• **REQUIRED TASK**
Filter the entries, keeping every line with the word "draw".

--*--

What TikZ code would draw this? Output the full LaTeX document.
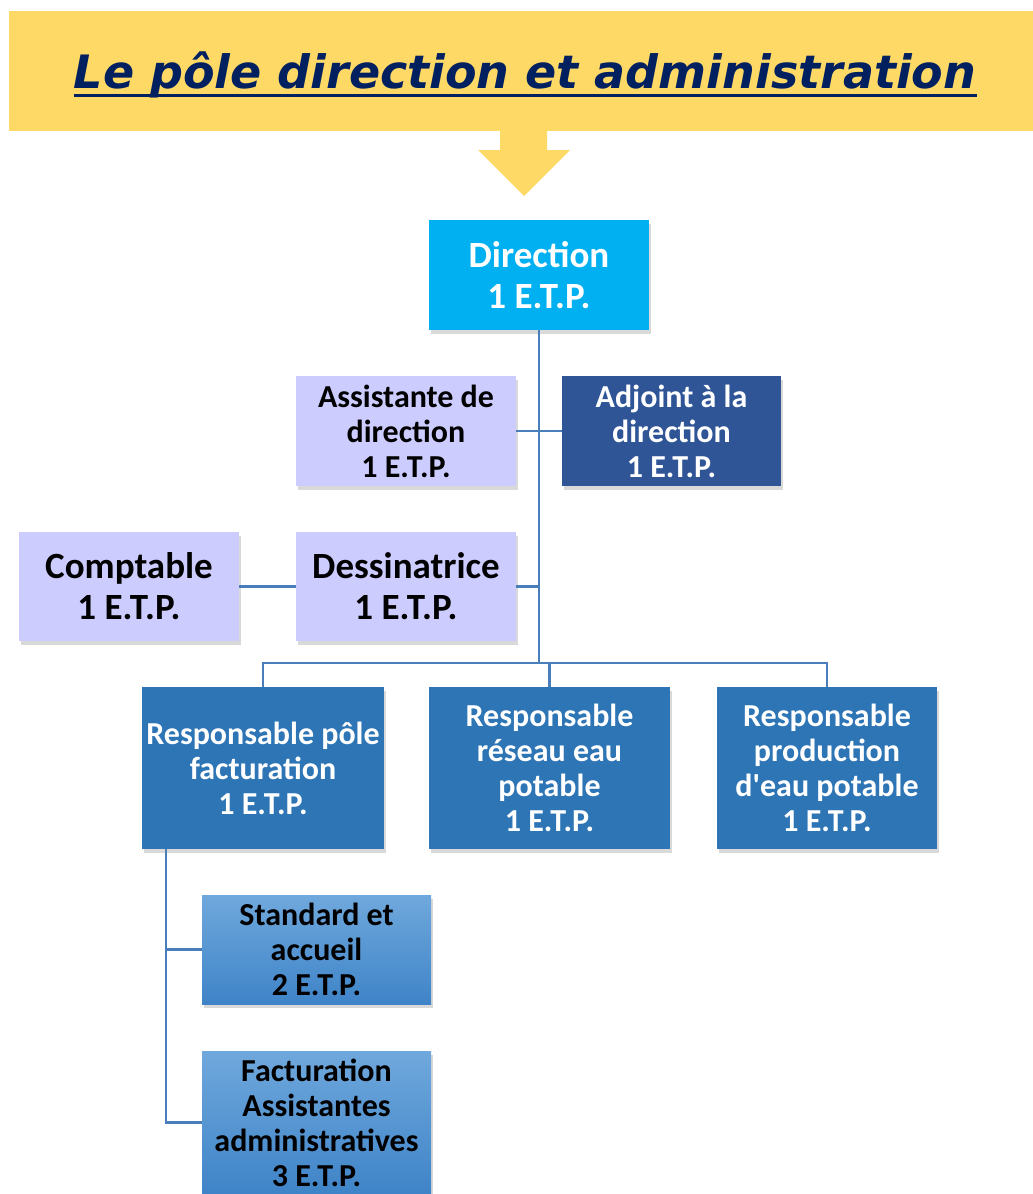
\documentclass[tikz,border=0pt]{standalone}
\usepackage{fontspec}
\usepackage{graphicx}
\setmainfont{Carlito}
\newfontfamily\titlefont{DejaVu Sans}
\usetikzlibrary{shadows}
\definecolor{banner}{HTML}{FFD966}
\definecolor{navy}{HTML}{002060}
\definecolor{dircol}{HTML}{00B0F0}
\definecolor{lav}{HTML}{CCCCFF}
\definecolor{adjcol}{HTML}{2F5597}
\definecolor{respcol}{HTML}{2E75B6}
\definecolor{linecol}{HTML}{4A7EBB}
\definecolor{gradtop}{HTML}{6FA8DC}
\definecolor{gradbot}{HTML}{3F84C8}
\tikzset{
  orgbox/.style={rectangle, inner sep=2pt, align=center,
    drop shadow={shadow xshift=1.5pt, shadow yshift=-4pt, opacity=0.3}},
  bigtxt/.style={font=\fontsize{37}{41}\selectfont\bfseries},
  smalltxt/.style={font=\fontsize{32}{35}\selectfont\bfseries},
  conn/.style={draw=linecol, line width=2.5pt},
}
\begin{document}
\begin{tikzpicture}[x=1pt,y=-1pt]
\useasboundingbox (0,0) rectangle (1033,1194);
% banner
\fill[banner] (9,11) rectangle (1033,131);
\fill[banner] (500,131) -- (547,131) -- (547,150) -- (570,150) -- (524,196) -- (478,150) -- (500,150) -- cycle;
\node[inner sep=0, anchor=base, text=navy] (title) at (525,88)
  {\titlefont\bfseries\itshape\fontsize{46}{50}\selectfont Le pôle direction et administration};
\draw[navy, line width=3pt] ([yshift=-7pt]title.base west) -- ([yshift=-7pt]title.base east);

% boxes
\node[orgbox, bigtxt, fill=dircol, text=white, minimum width=220pt, minimum height=110pt] (dir) at (539,275) {Direction\\1 E.T.P.};
\node[orgbox, smalltxt, fill=lav, text=black, minimum width=220pt, minimum height=110pt] (asst) at (406,431) {Assistante de\\direction\\1 E.T.P.};
\node[orgbox, smalltxt, fill=adjcol, text=white, minimum width=219pt, minimum height=110pt] (adj) at (671.5,431) {Adjoint à la\\direction\\1 E.T.P.};
\node[orgbox, bigtxt, fill=lav, text=black, minimum width=220pt, minimum height=109pt] (compt) at (129,586.5) {Comptable\\1 E.T.P.};
\node[orgbox, bigtxt, fill=lav, text=black, minimum width=220pt, minimum height=109pt] (dess) at (406,586.5) {Dessinatrice\\1 E.T.P.};
\node[orgbox, smalltxt, fill=respcol, text=white, minimum width=242pt, minimum height=162pt] (rpf) at (263,768) {Responsable pôle\\facturation\\1 E.T.P.};
\node[orgbox, smalltxt, fill=respcol, text=white, minimum width=241pt, minimum height=162pt] (rre) at (549.5,768) {Responsable\\réseau eau\\potable\\1 E.T.P.};
\node[orgbox, smalltxt, fill=respcol, text=white, minimum width=220pt, minimum height=162pt] (rpr) at (827,768) {Responsable\\production\\d\textquotesingle eau potable\\1 E.T.P.};
\node[orgbox, smalltxt, top color=gradtop, bottom color=gradbot, text=black, minimum width=229pt, minimum height=109pt] (std) at (316.5,949.5) {Standard et\\accueil\\2 E.T.P.};
\node[orgbox, smalltxt, top color=gradtop, bottom color=gradbot, text=black, minimum width=229pt, minimum height=143pt] (fact) at (316.5,1122.5) {Facturation\\Assistantes\\administratives\\3 E.T.P.};

% connectors
\coordinate (bus) at (539,663);
\coordinate (spine) at (166,849);
\draw[conn] (dir.south) -- (bus);
\draw[conn] (asst.east) -- (adj.west);
\draw[conn] (dess.east) -- (dess.east -| bus);
\draw[conn] (compt.east) -- (dess.west);
\draw[conn] (rpf.north) |- (bus) -| (rpr.north);
\draw[conn] (rre.north) -- (rre.north |- bus);
\draw[conn] (spine) |- (fact.west);
\draw[conn] (spine |- std.west) -- (std.west);
\end{tikzpicture}
\end{document}
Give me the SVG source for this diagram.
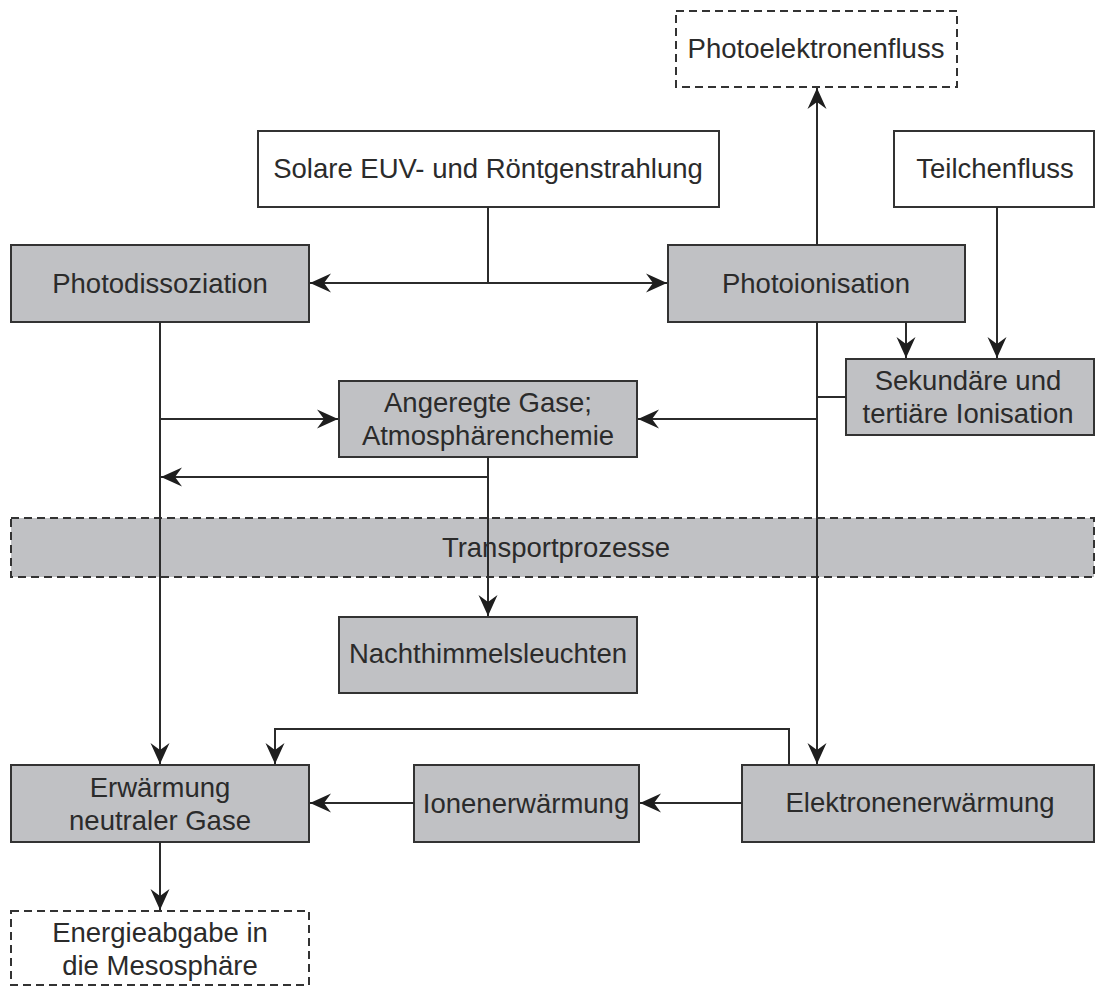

--*--

• **EXERCISE RESULT**
What TikZ code would draw this? Output the full LaTeX document.
  conn/.style={draw=linecol, line width=2.5pt},
\draw[navy, line width=3pt] ([yshift=-7pt]title.base west) -- ([yshift=-7pt]title.base east);
\draw[conn] (dir.south) -- (bus);
\draw[conn] (asst.east) -- (adj.west);
\draw[conn] (dess.east) -- (dess.east -| bus);
\draw[conn] (compt.east) -- (dess.west);
\draw[conn] (rpf.north) |- (bus) -| (rpr.north);
\draw[conn] (rre.north) -- (rre.north |- bus);
\draw[conn] (spine) |- (fact.west);
\draw[conn] (spine |- std.west) -- (std.west);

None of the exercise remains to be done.